Donald Trump’s “training exercise” exposes his criminal behavior, It also alerts us to the tactics he and his allies will use in the upcoming election.

Books

There are several books that I hope you will consider and possibly refer to your family, friends, and colleagues. I’ve found these books important in understanding the danger that Donald Trump poses for our country.

Strongmen: Mussolini to the Present by Ruth Ben-Ghiat. This is one of the best books to help us understand the nature of authoritarian men. This includes Mussolini, Hitler, Putin, Donald Trump, and many others. Ruth Ben-Ghiat is the expert on the “strongman” playbook employed by authoritarian demagogues. from Mussolini to Putin. enabling her to predict with uncanny accuracy the recent experience in America and Europe. In Strongmen, she lays bare the blueprint these leaders have followed over the past 100 years, and empowers us to recognize, resist, and prevent their disastrous rule in the future.”

For ours is the age of authoritarian rulers, elf-proclaimed saviors of the nation. They evade accountability while robbing their people of truth, treasure, and the protections of democracy. They promise law and order, then legitimize lawbreaking by financial, sexual, and other predators.

Tyranny of the Minority by Steven Levitsky & Daniel Ziblatt. The authors provide a follow up to their 2018 book, How Democracies Die. America is undergoing a massive experiment: It is moving, in fits and starts, toward a multiracial democracy, something few societies have ever done. But the prospect of change has sparked an authoritarian backlash that threatens the very foundations of our political system. Why is democracy under assault here, and not in other wealthy, diversifying nations? And what can we do to save it? They call for a reform to politics to figure out how to promote a democracy in a multiracial society.

The Trump Files: An Account of the Trump Administration’s Effect on American Democracy, Human Rights, Science, and Public Health by Jack Hassard. The Trump Files is a history of a president and administration who undermined the tenets of a liberal democracy with the Big Lie and attempted coup d’etat. From the author comes his vivid, real-time documentation of the nation’s turbulent Trump years returning citizens to those troubling days of not-so-very-long-ago to help deal with the future. This is not a tell-all and get-out-of-dodge Trump book. It is a smart, and informed book—rare during this dangerous and chaotic time in history.

Germany 1923 by Volker Ullrich. Publishing a century after that fateful year, Germany 1923 is a riveting chronicle of one of the most challenging times any modern democracy has faced, one with haunting parallels to our own political moment.

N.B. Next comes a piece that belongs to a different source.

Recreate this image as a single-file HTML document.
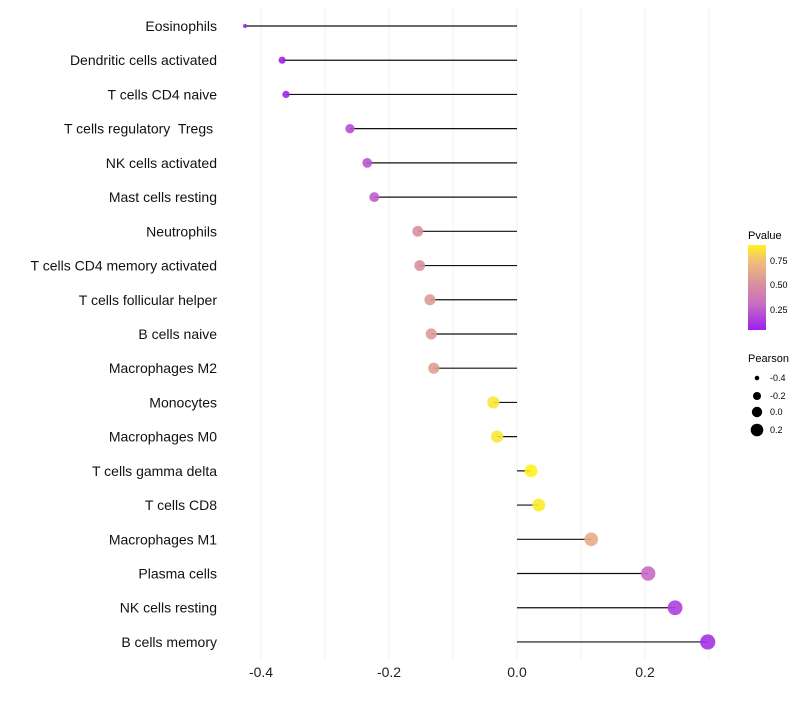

Prequel by Rachel Maddow. Rachel Maddow traces the fight to preserve American democracy back to World War II, when a handful of committed public servants and brave private citizens thwarted far-right plotters trying to steer our nation toward an alliance with the Nazis. While the scheme has been remembered in history—if at all—as the work of fringe players, in reality it involved a large number of some of the country’s most influential elected officials. Their interference in law enforcement efforts against the plot is a dark story of the rule of law bending and then breaking under the weight of political intimidation.

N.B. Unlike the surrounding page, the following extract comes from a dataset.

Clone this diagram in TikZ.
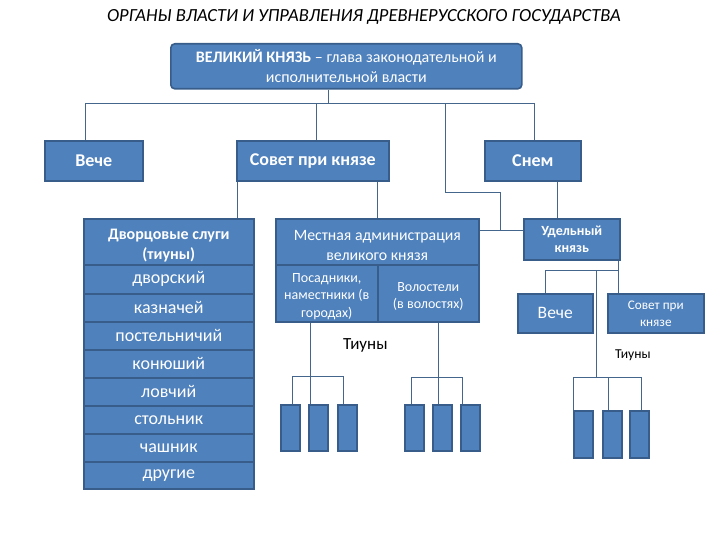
\documentclass[tikz,border=0pt]{standalone}
\usepackage{fontspec}
\setmainfont{Carlito}
\definecolor{boxfill}{HTML}{4F81BD}
\definecolor{boxline}{HTML}{385D8A}
\definecolor{wirecol}{HTML}{44668C}
\newcommand\mydown[1]{\rule{0pt}{#1}}
\begin{document}
\begin{tikzpicture}[x=1pt,y=-1pt,
  box/.style={draw=boxline, fill=boxfill, line width=1.6pt, text=white, inner sep=1pt, align=center, anchor=north west},
  wire/.style={draw=wirecol, line width=0.9pt},
  big/.style={font=\fontsize{18}{20}\selectfont},
  row/.style={font=\fontsize{18}{20}\selectfont},
  sml/.style={font=\fontsize{14}{17.5}\selectfont},
  tiun/.style={box, minimum width=19pt, minimum height=46pt}
]
\useasboundingbox (0,0) rectangle (720,540);
% title
\node[font=\fontsize{18.5}{20}\selectfont\itshape] (title) at (364,17) {ОРГАНЫ ВЛАСТИ И УПРАВЛЕНИЯ ДРЕВНЕРУССКОГО ГОСУДАРСТВА};
% top box
\node[box, rounded corners=4pt, minimum width=351pt, minimum height=45pt, font=\fontsize{16}{20}\selectfont] (vk) at (170,43) {\textbf{ВЕЛИКИЙ КНЯЗЬ} – глава законодательной и\\исполнительной власти};
% second level
\node[box, big, minimum width=98pt, minimum height=40pt] (veche) at (44,140) {\textbf{Вече}};
\node[box, big, minimum width=152pt, minimum height=40pt] (sovet) at (236,140) {\textbf{Совет при князе}};
\node[box, big, minimum width=96pt, minimum height=40pt] (snem) at (484,140) {\textbf{Снем}};
% palace servants table
\node[box, font=\fontsize{16}{20}\selectfont, minimum width=170pt, minimum height=46pt] (d0) at (83,218) {\mydown{18pt}\textbf{Дворцовые слуги}\\\textbf{(тиуны)}};
\node[box, row, minimum width=170pt, minimum height=29pt] (d1) at (83,264) {дворский};
\node[box, row, minimum width=170pt, minimum height=28pt] (d2) at (83,293) {казначей};
\node[box, row, minimum width=170pt, minimum height=28pt] (d3) at (83,321) {постельничий};
\node[box, row, minimum width=170pt, minimum height=28pt] (d4) at (83,349) {конюший};
\node[box, row, minimum width=170pt, minimum height=28pt] (d5) at (83,377) {ловчий};
\node[box, row, minimum width=170pt, minimum height=28pt] (d6) at (83,405) {стольник};
\node[box, row, minimum width=170pt, minimum height=28pt] (d7) at (83,433) {чашник};
\node[box, row, minimum width=170pt, minimum height=27pt] (d8) at (83,461) {другие};
% local administration table
\node[box, font=\fontsize{15.8}{20}\selectfont, minimum width=203pt, minimum height=46pt] (m0) at (275,218) {\mydown{17pt}Местная администрация\\великого князя};
\node[box, sml, minimum width=102pt, minimum height=57pt] (m1) at (275,264) {\mydown{15pt}Посадники,\\наместники (в\\городах)};
\node[box, sml, minimum width=101pt, minimum height=57pt] (m2) at (377,264) {\mydown{15pt}Волостели\\(в волостях)};
% appanage prince
\node[box, font=\fontsize{14}{17}\selectfont, minimum width=96pt, minimum height=41pt] (udel) at (523,218) {\textbf{Удельный}\\\textbf{князь}};
\node[box, font=\fontsize{17.5}{20}\selectfont, minimum width=75pt, minimum height=39pt] (veche2) at (517,293) {Вече};
\node[box, font=\fontsize{13.2}{17}\selectfont, minimum width=96pt, minimum height=39pt] (sovet2) at (607,293) {Совет при\\князе};
% tiuny boxes
\node[tiun] (t1) at (280,404) {};
\node[tiun] (t2) at (308,404) {};
\node[tiun] (t3) at (337,404) {};
\node[tiun] (t4) at (404,404) {};
\node[tiun] (t5) at (432,404) {};
\node[tiun] (t6) at (460,404) {};
\node[tiun, minimum height=47pt] (t7) at (573,410) {};
\node[tiun, minimum height=47pt] (t8) at (602,410) {};
\node[tiun, minimum height=47pt] (t9) at (629,410) {};
% labels
\node[font=\fontsize{17}{19}\selectfont, anchor=west, inner sep=0pt] (lt1) at (343,345) {Тиуны};
\node[font=\fontsize{13.6}{16}\selectfont, anchor=west, inner sep=0pt] (lt2) at (615,355) {Тиуны};
% junction coordinates
\coordinate (j0) at (328,103);
\coordinate (b1) at (85,103);
\coordinate (b2) at (316,103);
\coordinate (b3) at (445,103);
\coordinate (b4) at (534,103);
\coordinate (k1) at (445,192);
\coordinate (k2) at (500,192);
\coordinate (k3) at (500,230);
\coordinate (s1) at (237,200);
\coordinate (s2) at (377,200);
\coordinate (n1) at (557,200);
\coordinate (u1) at (618,270);
\coordinate (u2) at (545,270);
\coordinate (u3) at (596,270);
\coordinate (g1) at (310,376);
\coordinate (g1l) at (292,376);
\coordinate (g1r) at (343,376);
\coordinate (g2) at (438,377);
\coordinate (g2l) at (411,377);
\coordinate (g2r) at (462,377);
\coordinate (g3) at (596,377);
\coordinate (g3l) at (573,377);
\coordinate (g3m) at (608,377);
\coordinate (g3r) at (641,377);
% connectors
\draw[wire] (vk.south -| j0) -- (j0);
\draw[wire] (b1) -- (b4);
\draw[wire] (b1) -- (b1 |- veche.north);
\draw[wire] (b2) -- (b2 |- sovet.north);
\draw[wire] (b4) -- (b4 |- snem.north);
\draw[wire] (b3) -- (k1) -- (k2) -- (k3);
\draw[wire] (m0.east |- k3) -- (udel.west |- k3);
\draw[wire] (sovet.south -| s1) -- (s1 |- d0.north);
\draw[wire] (sovet.south -| s2) -- (s2 |- m0.north);
\draw[wire] (snem.south -| n1) -- (n1 |- udel.north);
\draw[wire] (udel.south -| u1) -- (u1 |- sovet2.north);
\draw[wire] (u2) -- (u1);
\draw[wire] (u2) -- (u2 |- veche2.north);
\draw[wire] (u3) -- (g3);
\draw[wire] (m1.south -| g1) -- (g1);
\draw[wire] (g1l) -- (g1r);
\draw[wire] (g1l) -- (g1l |- t1.north);
\draw[wire] (g1) -- (g1 |- t2.north);
\draw[wire] (g1r) -- (g1r |- t3.north);
\draw[wire] (m2.south -| g2) -- (g2);
\draw[wire] (g2l) -- (g2r);
\draw[wire] (g2l) -- (g2l |- t4.north);
\draw[wire] (g2) -- (g2 |- t5.north);
\draw[wire] (g2r) -- (g2r |- t6.north);
\draw[wire] (g3l) -- (g3r);
\draw[wire] (g3l) -- (g3l |- t7.north);
\draw[wire] (g3m) -- (g3m |- t8.north);
\draw[wire] (g3r) -- (g3r |- t9.north);
\end{tikzpicture}
\end{document}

That failure of the legal system had consequences. The tentacles of that unslain beast have reached forward into our history for decades. But the heroic efforts of the activists, journalists, prosecutors, and regular citizens who sought to expose the insurrectionists also make for a deeply resonant, deeply relevant tale in our own disquieting times.

Notes

  1. Bandy X. Lee, “When a coup attempt goes unpunished, it becomes a training exercise,” Twitter, May 9, 2021, retrieved April 1, 2022, https://mobile.twitter.com/BandyXLee1/status/1391376829844500482.
  2. Lee, The Dangerous Case of Donald Trump, 4.